TOUTE ACTION EST ACCOMPLIE
PAR DES INDIVIDUS
Tout d'abord nous devons prendre acte du fait que toute action est accomplie
par des individus. Une collectivité agit toujours par l'intermédiaire
d'un ou plusieurs individus dont les actes sont rapportés à
la collectivité comme à leur source secondaire. C'est la
signification que les individus agissants, et tous ceux qui sont touchés
par leur action, attribuent à cette action, qui en détermine
le caractère. C'est la signification qui fait que telle action est
celle d'un individu, et telle autre action celle de l'État ou de
la municipalité. Le bourreau, et non l'État, exécute
un criminel. C'est le sens attaché à l'acte, par ceux qui
y sont impliqués, qui discerne dans l'action du bourreau l'action
de l'État. Un groupe d'hommes armés occupe un endroit. C'est
l'interprétation des intéressés qui impute cette occupation
non pas aux officiers et soldats sur place, mais à leur nation.
Si nous examinons la signification des diverses actions accomplies pas
des individus, nous devons nécessairement apprendre tout des actions
de l'ensemble collectif. Car la collectivité n'a pas d'existence
et de réalité, autres que les actions des individus membres.

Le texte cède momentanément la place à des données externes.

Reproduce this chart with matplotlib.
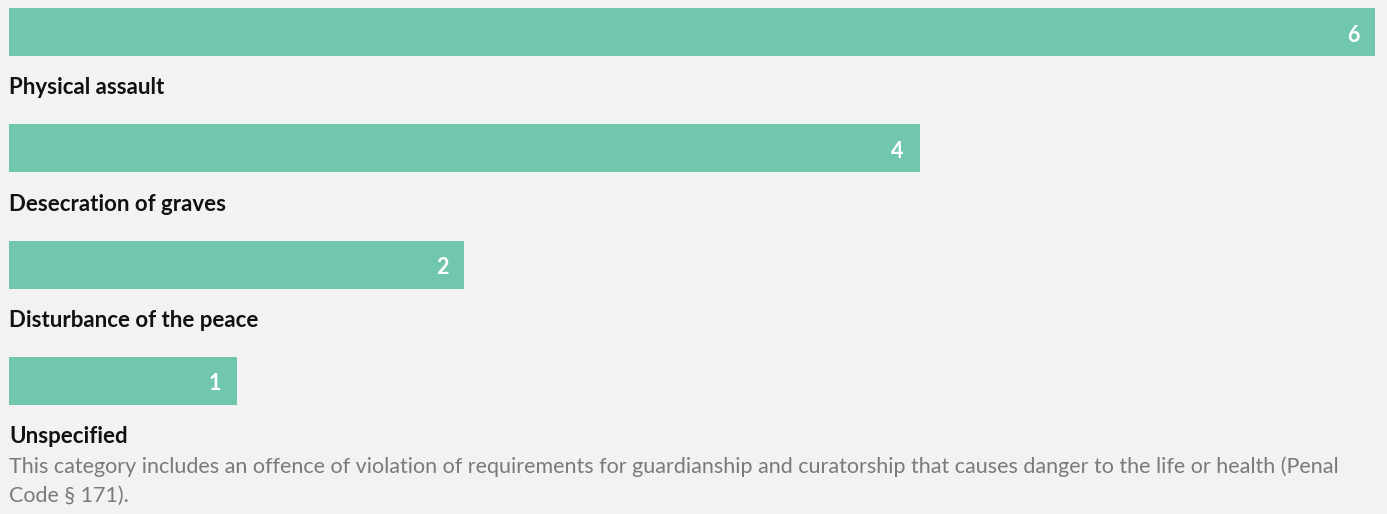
import matplotlib.pyplot as plt
from matplotlib import font_manager

categories = ['Physical assault', 'Desecration of graves', 'Disturbance of the peace', 'Unspecified']
values = [6, 4, 2, 1]
note = ('This category includes an offence of violation of requirements for guardianship and curatorship that causes danger to the life or health (Penal\n'
        'Code § 171).')

names = {f.name for f in font_manager.fontManager.ttflist}
fam = 'Liberation Sans Narrow' if 'Liberation Sans Narrow' in names else 'Lato'
plt.rcParams['font.family'] = [fam, 'DejaVu Sans']

bg = '#f2f2f2'
fig = plt.figure(figsize=(13.87, 5.14), dpi=100, facecolor=bg)
ax = fig.add_axes([0, 0, 1, 1])
ax.set_facecolor(bg)

# pixel-like layout: one unit = ~227.7 px, left margin 9 px
unit = 227.7
ax.set_xlim(-9 / unit, (1387 - 9) / unit)
ax.set_ylim(514, 0)
ax.axis('off')

step = 116.3
bar_top = 8
bar_h = 48
for i, (cat, v) in enumerate(zip(categories, values)):
    y = bar_top + i * step
    ax.barh(y + bar_h / 2, v, height=bar_h, left=0, color='#71c7ae')
    ax.text(v - 16 / unit, y + bar_h / 2 + 3, str(v), color='white', fontsize=15.5,
            fontweight='bold', ha='right', va='center')
    ax.text(0, y + 80, cat, color='#111111', fontsize=16, fontweight='bold',
            ha='left', va='center')

ax.text(0, 456, note, color='#7a7a7a', fontsize=15.5, ha='left', va='top',
        linespacing=1.55)

fig.savefig('out.png', dpi=100, facecolor=bg)
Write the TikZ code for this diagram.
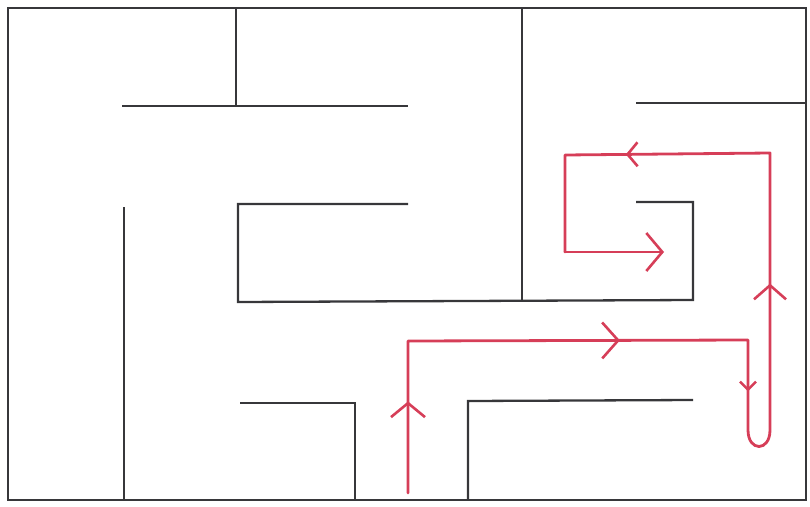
\documentclass[tikz,border=0pt]{standalone}
\usetikzlibrary{arrows.meta,decorations.markings}
\definecolor{pen}{RGB}{214,62,88}
\definecolor{ink}{RGB}{55,55,58}
\tikzset{
  wall/.style={draw=ink,line width=2.3pt},
  route/.style={draw=pen,line width=2.8pt,line join=round,line cap=round},
}
\begin{document}
\begin{tikzpicture}[x=1pt,y=-1pt]
\useasboundingbox (0,0) rectangle (810,506);
% outer frame
\draw[wall] (8,8) rectangle (806,500);
% walls
\draw[wall] (236,8) -- (236,106);
\draw[wall] (122,106) -- (408,106);
\draw[wall] (124,207) -- (124,500);
\draw[wall] (408,204) -- (238,204) -- (238,302) -- (693,300) -- (693,202) -- (636,202);
\draw[wall] (522,7) -- (522,301);
\draw[wall] (636,103) -- (806,103);
\draw[wall] (240,403) -- (355,403) -- (355,500);
\draw[wall] (468,500) -- (468,401) -- (693,400);
% route
\coordinate (s) at (408,493);
\coordinate (c1) at (408,341);
\coordinate (c2) at (748,340);
\coordinate (c3) at (748,430);
\coordinate (c4) at (770,430);
\coordinate (c5) at (770,153);
\coordinate (c6) at (565,155);
\coordinate (c7) at (565,252);
\coordinate (e) at (664,252);
\draw[route,postaction={decorate},decoration={markings,
   mark=at position 0.076 with {\arrow{Straight Barb[length=14pt,width=34pt,line width=2.6pt]}},
   mark=at position 0.302 with {\arrow{Straight Barb[length=16pt,width=36pt,line width=2.6pt]}},
   mark=at position 0.451 with {\arrow{Straight Barb[length=8pt,width=16pt,line width=2.6pt]}},
   mark=at position 0.641 with {\arrow{Straight Barb[length=14pt,width=32pt,line width=2.6pt]}},
   mark=at position 0.869 with {\arrow{Straight Barb[length=10pt,width=24pt,line width=2.6pt]}}}]
  (s) -- (c1) -- (c2) -- (c3) .. controls (748,452) and (770,452) .. (c4) -- (c5) -- (c6) -- (c7);
\draw[route,-{Straight Barb[length=16pt,width=38pt,line width=2.6pt]}] (c7) -- (e);
\end{tikzpicture}
\end{document}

La vie d'une collectivité est vécue dans les agissements
des individus qui constituent son corps. Il n'existe pas de collectif social
concevable, qui ne soit opérant à travers les actions de
quelque individu. La réalité d'une entité sociale
consiste dans le fait qu'elle dirige et autorise des actions déterminées
de la part d'individus. Ainsi la route pour connaître les ensembles
collectifs passe par l'analyse des actions des individus.
Comme être pensant et agissant l'homme émerge de son existence
préhumaine déjà un être social. L'évolution
de la raison, du langage, et de la coopération est le résultat
d'un même processus; ils étaient liés ensemble de façon
indissociable et nécessaire. Mais ce processus s'est produit dans
des individus. Il a consisté en des changements dans le comportement
d'individus. Il n'y a pas de substance dans laquelle il aurait pu survenir,
autre que des individus. Il n'y a pas de substrat pour la société,
autre que les actions d'individus.
Le fait qu'il y ait des nations, des États et des églises,
qu'il existe une coopération sociale dans la division du travail,
ce fait ne devient discernable que dans les actions de certains individus.
Personne n'a jamais perçu une nation sans percevoir ses membres.
En ce sens l'on peut dire qu'un collectif social vient à l'existence
par la voie des actions d'individus. Cela ne signifie pas que l'individu
soit antécédent dans le temps. Cela signifie seulement que
ce sont des actions définies d'individus qui constituent le collectif.
Il n'est pas besoin de discuter si le collectif est la somme résultant
de l'addition de ses membres ou quelque chose de plus, si c'est un être
sui generis, et s'il est ou non raisonnable de parler de sa volonté,
de ses plans, de ses objectifs et actions, et de lui attribuer une "âme"
distincte. Ce langage pédantesque est oiseux. Un ensemble collectif
est un aspect particulier des actions d'individus divers et, comme tel,
une chose réelle qui détermine le cours d'événements.
Il est illusoire de croire qu'il est possible de visualiser des ensembles
collectifs. Ils ne sont jamais visibles; la connaissance qu'on peut en
avoir vient de ce que l'on comprend le sens que les hommes agissants attachent
à leurs actes. Nous pouvons voir une foule, c'est-à-dire
une multitude de gens. Quant à savoir si cette foule est un simple
attroupement, ou une masse (au sens où ce terme est employé
dans la psychologie contemporaine), ou un corps organisé ou quelque
autre sorte d'entité sociale, c'est une question dont la réponse
dépend de l'intelligence qu'on peut avoir de la signification que
les gens assemblés attachent à leur présence. Et cette
signification est toujours dans l'esprit d'individus. Ce ne sont pas nos
sens, mais notre entendement – un processus mental – qui nous fait reconnaître
des entités sociales.
Ceux qui prétendent commencer l'étude de l'agir humain en
partant d'unités collectives rencontrent un obstacle insurmontable
dans le fait qu'au même moment un individu peut appartenir, et en
fait – à l'exception de ceux des plus primitives tribus – appartient
réellement à diverses entités collectives. Le problème
soulevé par la multiplicité d'unités sociales coexistantes
et par leurs antagonismes mutuels ne peut être résolu que
par l'individualisme méthodologique.